À travers les mésaventures d’Ilya, l’auteur propose une réflexion pertinente sur la place du téléphone portable dans notre vie et ce qu’on peut apprendre sur les gens par son entremise. Imaginez un instant que quelqu’un prenne le vôtre, lise vos conversations, consulte vos photos, vos vidéos, vos mails… C’est ce que fait Ilya, au point de se confondre avec Petia. Il va répondre par message à ses parents, en enquêtant dans l’appareil pour démêler les drames familiaux. Cela passe par la lecture de conversations sur différentes applications, la découverte de mails en brouillon jamais envoyés qui, pourtant, changeraient plus qu’une vie. Je me suis laissée emporter, j’étais fascinée par ce que découvrait Ilya et j’aurai aimé avoir ce téléphone pour pouvoir le parcourir moi même.

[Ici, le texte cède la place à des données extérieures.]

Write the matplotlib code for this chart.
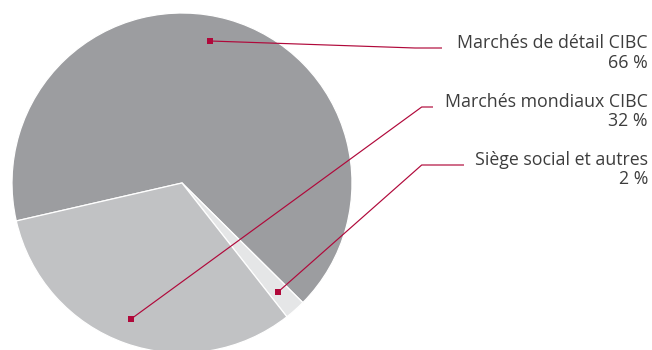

Ilya va également échanger avec Nina, la petite amie de Kazhine, et tomber amoureux d’une image. Il va aussi et surtout se rendre compte que son bourreau était humain, comme lui. Qu’il a fait des erreurs, comme lui. Et qu’il ne méritait pas forcément de mourir. Dans ce roman, personne n’est un héros, personne n’est vraiment un méchant non plus. C’est un texte tout en nuances de gris plus ou moins sombres qui a une vraie portée signifiante. J’adorerai lire davantage de romans dans ce genre-là.

Pour conclure, je dirai Texto est un texte d’une grande profondeur psychologique au final aussi glacial que l’hiver russe où il se déroule. Il parait hélas longuet par moment et ses chapitres sont parfois trop longs. Outre ce souci de rythme qui est, somme toute, vraiment personnel à mon goût, j’ai été très heureuse de découvrir ce texte différent dans une Russie actuelle dépeinte avec brio par un auteur du cru. La psychologie affinée des différents protagonistes permet une plongée dans les méandres de l’âme humaine avec un côté malsain assez subtil et bien maîtrisé. Pour ne rien gâcher, Dmitry Glukhovsky traite d’un sujet résolument moderne en s’interrogeant sur notre trop grande confiance en notre téléphone portable et notre relation à la technologie. Je recommande Texto sans hésiter aux amateurs de romans psychologiques et à ceux qui ont envie de découvrir un bout de Russie contemporaine.